-- start STORED DATA --
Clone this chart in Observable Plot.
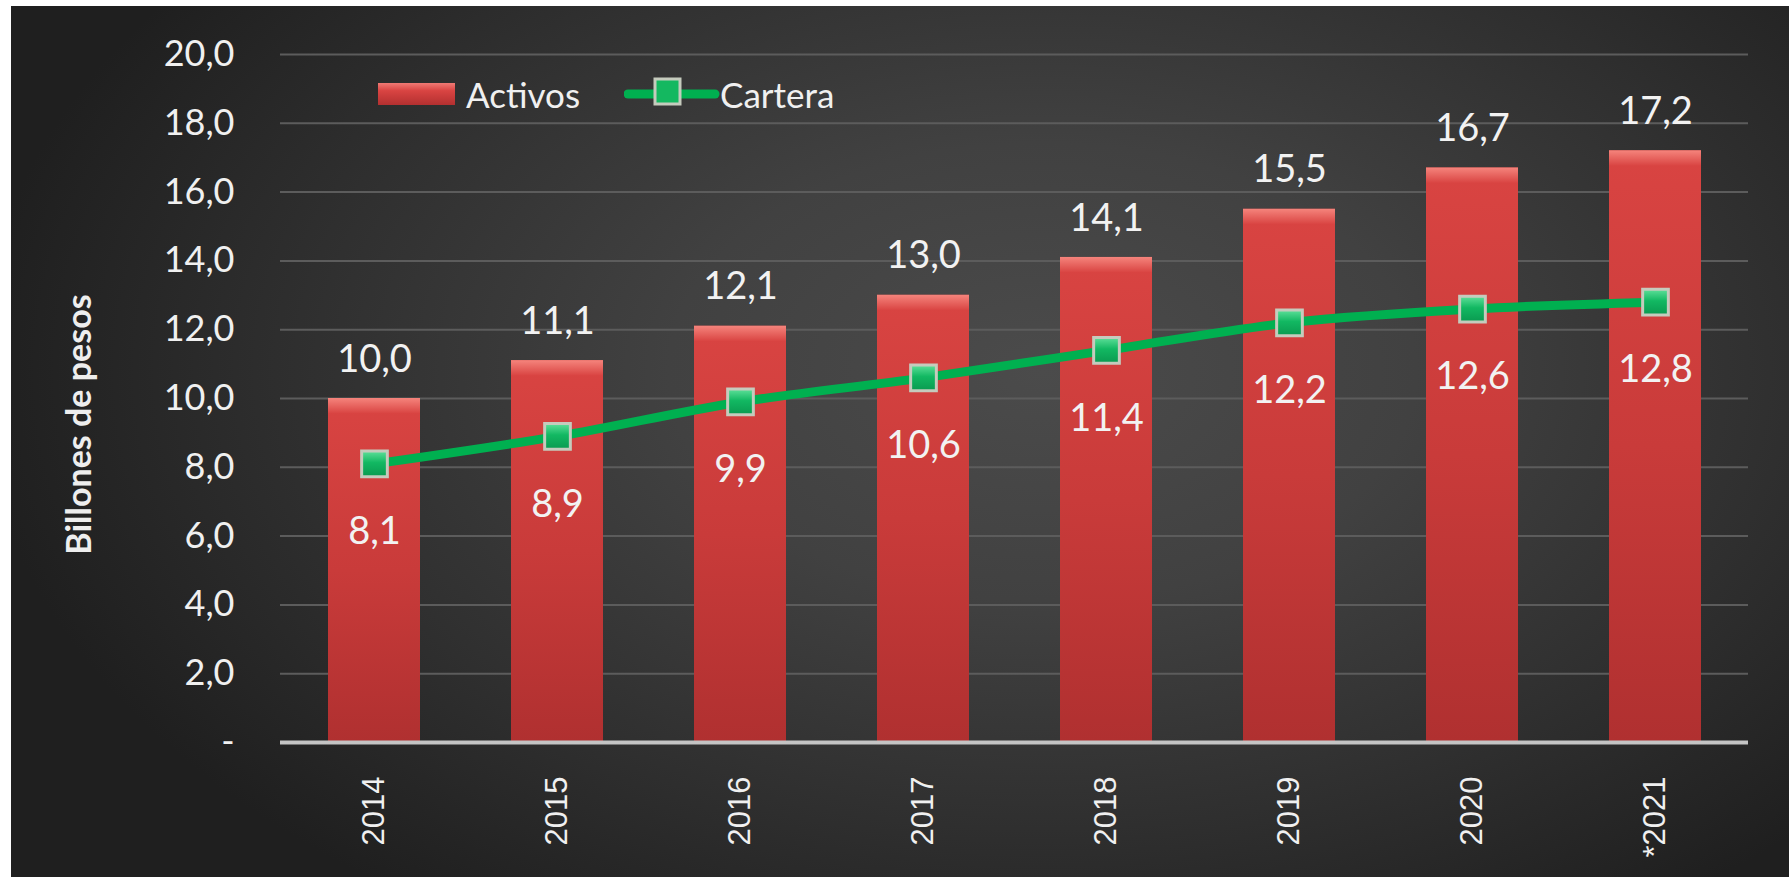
<!DOCTYPE html>
<html>
<head>
<meta charset="utf-8">
<script src="https://cdn.jsdelivr.net/npm/d3@7"></script>
<script src="https://cdn.jsdelivr.net/npm/@observablehq/plot@0.6"></script>
<style>
  html, body { margin: 0; padding: 0; background: #ffffff; }
  #stage { position: relative; width: 1789px; height: 877px; overflow: hidden; }
  #bg {
    position: absolute; left: 11px; top: 6px; right: 0; bottom: 0;
    background: radial-gradient(ellipse 60% 75% at 58% 42%, #4b4b4b 0%, #414141 35%, #2f2f2f 70%, #1f1f1f 100%);
  }
  #chart { position: absolute; left: 0; top: 0; }
  #legend { position: absolute; left: 0; top: 0; font-family: Lato, sans-serif; color: #f0f0f0; }
  .lg-item { position: absolute; font-size: 35px; line-height: 1; }
</style>
</head>
<body>
<div id="stage">
  <div id="bg"></div>
  <div id="chart"></div>
  <div id="legend">
    <svg style="position:absolute;left:378px;top:83px" width="78" height="23">
      <defs>
        <linearGradient id="lgBar" x1="0" y1="0" x2="0" y2="1">
          <stop offset="0" stop-color="#f07a74"/>
          <stop offset="0.35" stop-color="#d94442"/>
          <stop offset="1" stop-color="#b33030"/>
        </linearGradient>
      </defs>
      <rect x="0" y="0" width="77" height="22" fill="url(#lgBar)"/>
    </svg>
    <div class="lg-item" style="left:466px;top:77px">Activos</div>
    <svg style="position:absolute;left:624px;top:76px" width="96" height="30">
      <line x1="4" y1="18" x2="91" y2="18" stroke="#00b050" stroke-width="9" stroke-linecap="round"/>
      <rect x="31" y="3" width="25" height="25" fill="#14b860" stroke="#c5cbbd" stroke-width="3"/>
    </svg>
    <div class="lg-item" style="left:720px;top:77px">Cartera</div>
  </div>
</div>
<script>
// ---- data ----
const years = ["2014", "2015", "2016", "2017", "2018", "2019", "2020", "*2021"];
const activos = [10.0, 11.1, 12.1, 13.0, 14.1, 15.5, 16.7, 17.2];
const cartera = [8.1, 8.9, 9.9, 10.6, 11.4, 12.2, 12.6, 12.8];
const yTicks = [0, 2, 4, 6, 8, 10, 12, 14, 16, 18, 20];
const yTitle = "Billones de pesos";

const table = years.map((year, i) => ({year, activos: activos[i], cartera: cartera[i]}));
const fmt = v => v.toFixed(1).replace(".", ",");

const plot = Plot.plot({
  width: 1789,
  height: 877,
  marginLeft: 280,
  marginRight: 41,
  marginTop: 54,
  marginBottom: 135,
  style: {background: "transparent", color: "#f0f0f0", fontFamily: "Lato, sans-serif"},
  x: {domain: years, paddingInner: 0.5, paddingOuter: 0.25, label: null},
  y: {domain: [0, 20], label: null},
  marks: [
    Plot.gridY(yTicks.filter(d => d > 0), {stroke: "#5c5c5c", strokeOpacity: 1, strokeWidth: 2}),
    Plot.barY(table, {x: "year", y: "activos", fill: "url(#barGrad)"}),
    Plot.barY(table, {x: "year", y1: d => d.activos - 0.45, y2: "activos", fill: "url(#bevelGrad)"}),
    Plot.ruleY([0], {stroke: "#c4c4c4", strokeWidth: 4}),
    Plot.line(table, {x: "year", y: "cartera", stroke: "#00b050", strokeWidth: 9, curve: "catmull-rom"}),
    Plot.dot(table, {x: "year", y: "cartera", symbol: "square", r: 14.5, fill: "url(#mkGrad)", stroke: "#c5cbbd", strokeWidth: 3}),
    Plot.text(table, {x: "year", y: "activos", text: d => fmt(d.activos), dy: -39, fontSize: 38, fill: "#f2f2f2"}),
    Plot.text(table, {x: "year", y: "cartera", text: d => fmt(d.cartera), dy: 68, fontSize: 38, fill: "#f2f2f2"}),
    Plot.axisY({ticks: yTicks, tickFormat: d => d === 0 ? "-" : fmt(d), tickSize: 0, tickPadding: 46, fontSize: 36, label: null}),
    Plot.axisX({tickRotate: -90, tickSize: 0, tickPadding: 34, fontSize: 31, fontFamily: "Liberation Sans, Arial, sans-serif", label: null}),
    Plot.text([yTitle], {text: d => d, frameAnchor: "left", textAnchor: "middle", dx: -200, dy: 26, rotate: -90, fontWeight: "bold", fontSize: 34, fill: "#eeeeee"})
  ]
});

const defs = d3.select(plot).insert("defs", ":first-child");
const bar = defs.append("linearGradient").attr("id", "barGrad").attr("x1", 0).attr("y1", 0).attr("x2", 0).attr("y2", 1);
bar.append("stop").attr("offset", 0).attr("stop-color", "#d94442");
bar.append("stop").attr("offset", 0.5).attr("stop-color", "#c93b3a");
bar.append("stop").attr("offset", 1).attr("stop-color", "#b03030");
const bev = defs.append("linearGradient").attr("id", "bevelGrad").attr("x1", 0).attr("y1", 0).attr("x2", 0).attr("y2", 1);
bev.append("stop").attr("offset", 0).attr("stop-color", "#f5847c");
bev.append("stop").attr("offset", 1).attr("stop-color", "#d94442");
const mk = defs.append("linearGradient").attr("id", "mkGrad").attr("x1", 0).attr("y1", 0).attr("x2", 0).attr("y2", 1);
mk.append("stop").attr("offset", 0).attr("stop-color", "#5fe09a");
mk.append("stop").attr("offset", 0.45).attr("stop-color", "#12b862");
mk.append("stop").attr("offset", 1).attr("stop-color", "#0a9a50");

document.getElementById("chart").appendChild(plot);
</script>
</body>
</html>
-- end STORED DATA --
INSTRUCTIONS FOR THE TASK ▸ Keep every word of the data as it is when you write it out, but drop the pictures.

RESPONSE FOR THIS EXERCISE ▸
Clone this chart in Observable Plot.
<!DOCTYPE html>
<html>
<head>
<meta charset="utf-8">
<script src="https://cdn.jsdelivr.net/npm/d3@7"></script>
<script src="https://cdn.jsdelivr.net/npm/@observablehq/plot@0.6"></script>
<style>
  html, body { margin: 0; padding: 0; background: #ffffff; }
  #stage { position: relative; width: 1789px; height: 877px; overflow: hidden; }
  #bg {
    position: absolute; left: 11px; top: 6px; right: 0; bottom: 0;
    background: radial-gradient(ellipse 60% 75% at 58% 42%, #4b4b4b 0%, #414141 35%, #2f2f2f 70%, #1f1f1f 100%);
  }
  #chart { position: absolute; left: 0; top: 0; }
  #legend { position: absolute; left: 0; top: 0; font-family: Lato, sans-serif; color: #f0f0f0; }
  .lg-item { position: absolute; font-size: 35px; line-height: 1; }
</style>
</head>
<body>
<div id="stage">
  <div id="bg"></div>
  <div id="chart"></div>
  <div id="legend">
    <svg style="position:absolute;left:378px;top:83px" width="78" height="23">
      <defs>
        <linearGradient id="lgBar" x1="0" y1="0" x2="0" y2="1">
          <stop offset="0" stop-color="#f07a74"/>
          <stop offset="0.35" stop-color="#d94442"/>
          <stop offset="1" stop-color="#b33030"/>
        </linearGradient>
      </defs>
      <rect x="0" y="0" width="77" height="22" fill="url(#lgBar)"/>
    </svg>
    <div class="lg-item" style="left:466px;top:77px">Activos</div>
    <svg style="position:absolute;left:624px;top:76px" width="96" height="30">
      <line x1="4" y1="18" x2="91" y2="18" stroke="#00b050" stroke-width="9" stroke-linecap="round"/>
      <rect x="31" y="3" width="25" height="25" fill="#14b860" stroke="#c5cbbd" stroke-width="3"/>
    </svg>
    <div class="lg-item" style="left:720px;top:77px">Cartera</div>
  </div>
</div>
<script>
// ---- data ----
const years = ["2014", "2015", "2016", "2017", "2018", "2019", "2020", "*2021"];
const activos = [10.0, 11.1, 12.1, 13.0, 14.1, 15.5, 16.7, 17.2];
const cartera = [8.1, 8.9, 9.9, 10.6, 11.4, 12.2, 12.6, 12.8];
const yTicks = [0, 2, 4, 6, 8, 10, 12, 14, 16, 18, 20];
const yTitle = "Billones de pesos";

const table = years.map((year, i) => ({year, activos: activos[i], cartera: cartera[i]}));
const fmt = v => v.toFixed(1).replace(".", ",");

const plot = Plot.plot({
  width: 1789,
  height: 877,
  marginLeft: 280,
  marginRight: 41,
  marginTop: 54,
  marginBottom: 135,
  style: {background: "transparent", color: "#f0f0f0", fontFamily: "Lato, sans-serif"},
  x: {domain: years, paddingInner: 0.5, paddingOuter: 0.25, label: null},
  y: {domain: [0, 20], label: null},
  marks: [
    Plot.gridY(yTicks.filter(d => d > 0), {stroke: "#5c5c5c", strokeOpacity: 1, strokeWidth: 2}),
    Plot.barY(table, {x: "year", y: "activos", fill: "url(#barGrad)"}),
    Plot.barY(table, {x: "year", y1: d => d.activos - 0.45, y2: "activos", fill: "url(#bevelGrad)"}),
    Plot.ruleY([0], {stroke: "#c4c4c4", strokeWidth: 4}),
    Plot.line(table, {x: "year", y: "cartera", stroke: "#00b050", strokeWidth: 9, curve: "catmull-rom"}),
    Plot.dot(table, {x: "year", y: "cartera", symbol: "square", r: 14.5, fill: "url(#mkGrad)", stroke: "#c5cbbd", strokeWidth: 3}),
    Plot.text(table, {x: "year", y: "activos", text: d => fmt(d.activos), dy: -39, fontSize: 38, fill: "#f2f2f2"}),
    Plot.text(table, {x: "year", y: "cartera", text: d => fmt(d.cartera), dy: 68, fontSize: 38, fill: "#f2f2f2"}),
    Plot.axisY({ticks: yTicks, tickFormat: d => d === 0 ? "-" : fmt(d), tickSize: 0, tickPadding: 46, fontSize: 36, label: null}),
    Plot.axisX({tickRotate: -90, tickSize: 0, tickPadding: 34, fontSize: 31, fontFamily: "Liberation Sans, Arial, sans-serif", label: null}),
    Plot.text([yTitle], {text: d => d, frameAnchor: "left", textAnchor: "middle", dx: -200, dy: 26, rotate: -90, fontWeight: "bold", fontSize: 34, fill: "#eeeeee"})
  ]
});

const defs = d3.select(plot).insert("defs", ":first-child");
const bar = defs.append("linearGradient").attr("id", "barGrad").attr("x1", 0).attr("y1", 0).attr("x2", 0).attr("y2", 1);
bar.append("stop").attr("offset", 0).attr("stop-color", "#d94442");
bar.append("stop").attr("offset", 0.5).attr("stop-color", "#c93b3a");
bar.append("stop").attr("offset", 1).attr("stop-color", "#b03030");
const bev = defs.append("linearGradient").attr("id", "bevelGrad").attr("x1", 0).attr("y1", 0).attr("x2", 0).attr("y2", 1);
bev.append("stop").attr("offset", 0).attr("stop-color", "#f5847c");
bev.append("stop").attr("offset", 1).attr("stop-color", "#d94442");
const mk = defs.append("linearGradient").attr("id", "mkGrad").attr("x1", 0).attr("y1", 0).attr("x2", 0).attr("y2", 1);
mk.append("stop").attr("offset", 0).attr("stop-color", "#5fe09a");
mk.append("stop").attr("offset", 0.45).attr("stop-color", "#12b862");
mk.append("stop").attr("offset", 1).attr("stop-color", "#0a9a50");

document.getElementById("chart").appendChild(plot);
</script>
</body>
</html>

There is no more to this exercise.